● **Source material**
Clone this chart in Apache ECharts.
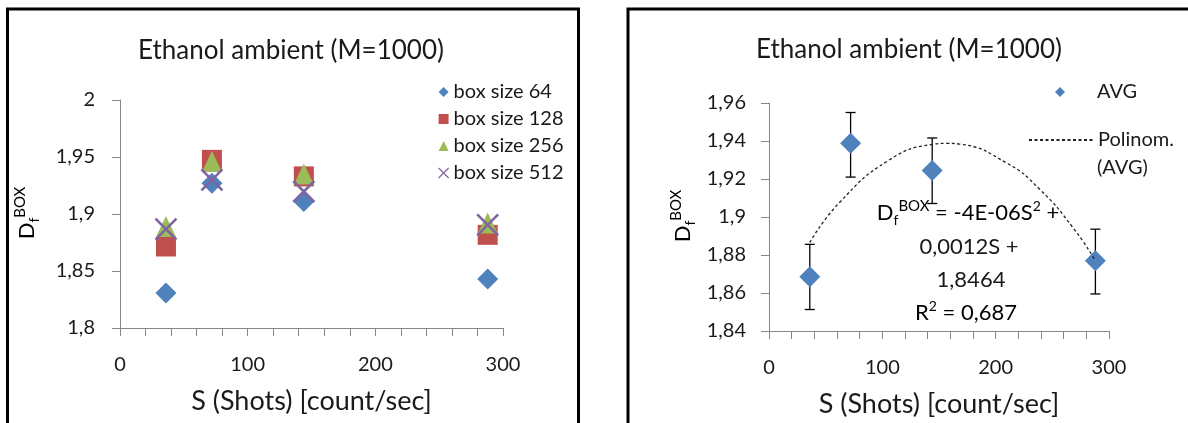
<!DOCTYPE html>
<html>
<head>
<meta charset="utf-8">
<script src="https://cdn.jsdelivr.net/npm/echarts@6/dist/echarts.min.js"></script>
<style>
html,body{margin:0;padding:0;background:#fff;}
#c{width:1188px;height:423px;}
</style>
</head>
<body>
<div id="c"></div>
<script>
// ---- data ----
const shots = [36, 72, 144, 288];
const box64 = [1.8307, 1.927, 1.911, 1.843];
const box128 = [1.8715, 1.9475, 1.933, 1.8817];
const box256 = [1.889, 1.946, 1.935, 1.892];
const box512 = [1.8867, 1.930, 1.9197, 1.8905];
const seriesNames = ['box size 64', 'box size 128', 'box size 256', 'box size 512'];

const avg = [1.8685, 1.9388, 1.9245, 1.877];
const errLow = [1.8513, 1.921, 1.9071, 1.8595];
const errHigh = [1.8856, 1.955, 1.9416, 1.8936];

const trendS = [36, 62, 106, 144, 157, 168, 210, 239, 268, 288];
const trendD = [1.8866, 1.9075, 1.9300, 1.9382, 1.9388, 1.9384, 1.9283, 1.9145, 1.8946, 1.877];

const leftYTicks = ['1,8', '1,85', '1,9', '1,95', '2'];
const rightYTicks = ['1,84', '1,86', '1,88', '1,9', '1,92', '1,94', '1,96'];
const xTicks = ['0', '100', '200', '300'];

const titleText = 'Ethanol ambient (M=1000)';
const xName = 'S (Shots) [count/sec]';
const eqLines = ['0,0012S +', '1,8464'];

// ---- styling ----
const FONT = 'Lato, "Open Sans", sans-serif';
const AX = '#868686';
const TXT = '#1a1a1a';
const C1 = '#4F81BD', C2 = '#C0504D', C3 = '#9BBB59', C4 = '#8064A2';

function pair(a) { return shots.map((s, i) => [s, a[i]]); }

function xAxisCfg(gi) {
  return {
    type: 'value', gridIndex: gi, min: 0, max: 300, interval: 100,
    axisLine: { show: true, lineStyle: { color: AX, width: 1 } },
    axisTick: { show: true, length: 8, lineStyle: { color: AX } },
    minorTick: { show: true, splitNumber: 5, length: 8, lineStyle: { color: AX } },
    splitLine: { show: false },
    axisLabel: { margin: 27, fontFamily: FONT, fontSize: 20, color: TXT,
      formatter: (v, i) => xTicks[i] },
    name: xName, nameLocation: 'middle', nameGap: 60,
    nameTextStyle: { fontFamily: FONT, fontSize: 27, color: TXT }
  };
}
function yAxisCfg(gi, min, max, interval, labels, margin) {
  return {
    type: 'value', gridIndex: gi, min: min, max: max, interval: interval,
    axisLine: { show: true, lineStyle: { color: AX, width: 1 } },
    axisTick: { show: true, length: 8, lineStyle: { color: AX } },
    splitLine: { show: false },
    axisLabel: { margin: margin, fontFamily: FONT, fontSize: 20, color: TXT,
      formatter: (v, i) => labels[i] }
  };
}

const dfRich = {
  D: { fontFamily: FONT, fontSize: 22, lineHeight: 28, color: TXT },
  f: { fontFamily: FONT, fontSize: 14, lineHeight: 14, verticalAlign: 'bottom', color: TXT },
  b: { fontFamily: FONT, fontSize: 15, lineHeight: 15, verticalAlign: 'top', color: TXT },
  n: { fontFamily: FONT, fontSize: 22, lineHeight: 28, color: TXT },
  s: { fontFamily: FONT, fontSize: 14, lineHeight: 16, verticalAlign: 'top', color: TXT }
};

const chart = echarts.init(document.getElementById('c'), null, { renderer: 'canvas' });
const xSym = 'path://M0,0L10,10M10,0L0,10';
const legendText = { fontFamily: FONT, fontSize: 20, lineHeight: 20, color: TXT };

chart.setOption({
  backgroundColor: '#fff',
  animation: false,
  grid: [
    { left: 120, top: 100, width: 383, height: 228 },
    { left: 769, top: 103, width: 340, height: 230 }
  ],
  xAxis: [xAxisCfg(0), xAxisCfg(1)],
  yAxis: [
    yAxisCfg(0, 1.8, 2.0, 0.05, leftYTicks, 25),
    yAxisCfg(1, 1.84, 1.96, 0.02, rightYTicks, 23)
  ],
  legend: [
    {
      data: [
        { name: seriesNames[0] }, { name: seriesNames[1] }, { name: seriesNames[2] },
        { name: seriesNames[3], itemStyle: { borderWidth: 1.2 } }
      ],
      orient: 'vertical', left: 438, top: 82, itemWidth: 10, itemHeight: 10, itemGap: 7,
      padding: 0, selectedMode: false, textStyle: legendText
    },
    {
      data: ['AVG'], left: 1055, top: 82, itemWidth: 10, itemHeight: 10, padding: 0,
      selectedMode: false,
      textStyle: Object.assign({}, legendText, { padding: [0, 0, 0, 27] })
    },
    {
      data: [{ name: 'Polinom. (AVG)', itemStyle: { color: 'rgba(0,0,0,0)', opacity: 0, borderWidth: 0 } }],
      left: 1028, top: 130, itemWidth: 64, itemHeight: 10, padding: 0,
      selectedMode: false, formatter: () => 'Polinom.', textStyle: legendText
    }
  ],
  series: [
    { name: seriesNames[0], type: 'scatter', xAxisIndex: 0, yAxisIndex: 0, data: pair(box64),
      symbol: 'diamond', symbolSize: 21, itemStyle: { color: C1, opacity: 1 }, z: 2 },
    { name: seriesNames[1], type: 'scatter', xAxisIndex: 0, yAxisIndex: 0, data: pair(box128),
      symbol: 'rect', symbolSize: 20, itemStyle: { color: C2, opacity: 1 }, z: 3 },
    { name: seriesNames[2], type: 'scatter', xAxisIndex: 0, yAxisIndex: 0, data: pair(box256),
      symbol: 'triangle', symbolSize: [20, 21], itemStyle: { color: C3, opacity: 1 }, z: 4 },
    { name: seriesNames[3], type: 'scatter', xAxisIndex: 0, yAxisIndex: 0, data: pair(box512),
      symbol: xSym, symbolSize: 21,
      itemStyle: { color: 'rgba(0,0,0,0)', borderColor: C4, borderWidth: 2.6, opacity: 1 }, z: 5 },
    {
      name: 'err', type: 'custom', xAxisIndex: 1, yAxisIndex: 1, z: 2,
      data: shots.map((s, i) => [s, errLow[i], errHigh[i]]),
      renderItem: function (params, api) {
        const x = api.value(0);
        const lo = api.coord([x, api.value(1)]);
        const hi = api.coord([x, api.value(2)]);
        const hw = 5;
        const st = { stroke: '#000', lineWidth: 1.3 };
        return { type: 'group', children: [
          { type: 'line', shape: { x1: lo[0], y1: lo[1], x2: hi[0], y2: hi[1] }, style: st },
          { type: 'line', shape: { x1: lo[0] - hw, y1: lo[1], x2: lo[0] + hw, y2: lo[1] }, style: st },
          { type: 'line', shape: { x1: hi[0] - hw, y1: hi[1], x2: hi[0] + hw, y2: hi[1] }, style: st }
        ] };
      }
    },
    { name: 'AVG', type: 'scatter', xAxisIndex: 1, yAxisIndex: 1, data: pair(avg),
      symbol: 'diamond', symbolSize: 21, itemStyle: { color: C1, opacity: 1 }, z: 3 },
    { name: 'Polinom. (AVG)', type: 'line', xAxisIndex: 1, yAxisIndex: 1,
      data: trendS.map((s, i) => [s, trendD[i]]), smooth: 0.5, symbol: 'none', showSymbol: false,
      lineStyle: { color: '#222', width: 1.3, type: [3, 2.5] }, itemStyle: { color: '#222' }, z: 4 }
  ],
  graphic: [
    { type: 'rect', shape: { x: 7.5, y: 9, width: 571, height: 500 },
      style: { fill: 'none', stroke: '#000', lineWidth: 3 }, silent: true },
    { type: 'rect', shape: { x: 628, y: 9, width: 620, height: 500 },
      style: { fill: 'none', stroke: '#000', lineWidth: 3 }, silent: true },
    { type: 'text', x: 291, y: 51, style: { text: titleText, font: '26px ' + FONT, fill: TXT,
      align: 'center', verticalAlign: 'middle' } },
    { type: 'text', x: 909, y: 50, style: { text: titleText, font: '26px ' + FONT, fill: TXT,
      align: 'center', verticalAlign: 'middle' } },
    { type: 'text', x: 27, y: 213, rotation: Math.PI / 2,
      style: { text: '{D|D}{f|f}{b|BOX}', rich: dfRich, align: 'center', verticalAlign: 'middle' } },
    { type: 'text', x: 683, y: 216, rotation: Math.PI / 2,
      style: { text: '{D|D}{f|f}{b|BOX}', rich: dfRich, align: 'center', verticalAlign: 'middle' } },
    { type: 'text', x: 968, y: 213,
      style: { text: '{D|D}{f|f}{b|BOX}{n| = -4E-06S}{s|2}{n| +}', rich: dfRich, align: 'center', verticalAlign: 'middle' } },
    { type: 'text', x: 969, y: 247, style: { text: eqLines[0], font: '22px ' + FONT, fill: TXT,
      align: 'center', verticalAlign: 'middle' } },
    { type: 'text', x: 971, y: 280, style: { text: eqLines[1], font: '22px ' + FONT, fill: TXT,
      align: 'center', verticalAlign: 'middle' } },
    { type: 'text', x: 966, y: 313,
      style: { text: '{n|R}{s|2}{n| = 0,687}', rich: dfRich, align: 'center', verticalAlign: 'middle' } },
    { type: 'text', x: 1097, y: 168, style: { text: '(AVG)', font: '20px ' + FONT, fill: TXT,
      align: 'left', verticalAlign: 'middle' } }
  ]
});
</script>
</body>
</html>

● **Your goal**
Reproduce only the lines from the beginning of the data through the line that contains "return shots.map((s, i)", both included, and please drop the pictures.

● **Task output**
Clone this chart in Apache ECharts.
<!DOCTYPE html>
<html>
<head>
<meta charset="utf-8">
<script src="https://cdn.jsdelivr.net/npm/echarts@6/dist/echarts.min.js"></script>
<style>
html,body{margin:0;padding:0;background:#fff;}
#c{width:1188px;height:423px;}
</style>
</head>
<body>
<div id="c"></div>
<script>
// ---- data ----
const shots = [36, 72, 144, 288];
const box64 = [1.8307, 1.927, 1.911, 1.843];
const box128 = [1.8715, 1.9475, 1.933, 1.8817];
const box256 = [1.889, 1.946, 1.935, 1.892];
const box512 = [1.8867, 1.930, 1.9197, 1.8905];
const seriesNames = ['box size 64', 'box size 128', 'box size 256', 'box size 512'];

const avg = [1.8685, 1.9388, 1.9245, 1.877];
const errLow = [1.8513, 1.921, 1.9071, 1.8595];
const errHigh = [1.8856, 1.955, 1.9416, 1.8936];

const trendS = [36, 62, 106, 144, 157, 168, 210, 239, 268, 288];
const trendD = [1.8866, 1.9075, 1.9300, 1.9382, 1.9388, 1.9384, 1.9283, 1.9145, 1.8946, 1.877];

const leftYTicks = ['1,8', '1,85', '1,9', '1,95', '2'];
const rightYTicks = ['1,84', '1,86', '1,88', '1,9', '1,92', '1,94', '1,96'];
const xTicks = ['0', '100', '200', '300'];

const titleText = 'Ethanol ambient (M=1000)';
const xName = 'S (Shots) [count/sec]';
const eqLines = ['0,0012S +', '1,8464'];

// ---- styling ----
const FONT = 'Lato, "Open Sans", sans-serif';
const AX = '#868686';
const TXT = '#1a1a1a';
const C1 = '#4F81BD', C2 = '#C0504D', C3 = '#9BBB59', C4 = '#8064A2';

function pair(a) { return shots.map((s, i) => [s, a[i]]); }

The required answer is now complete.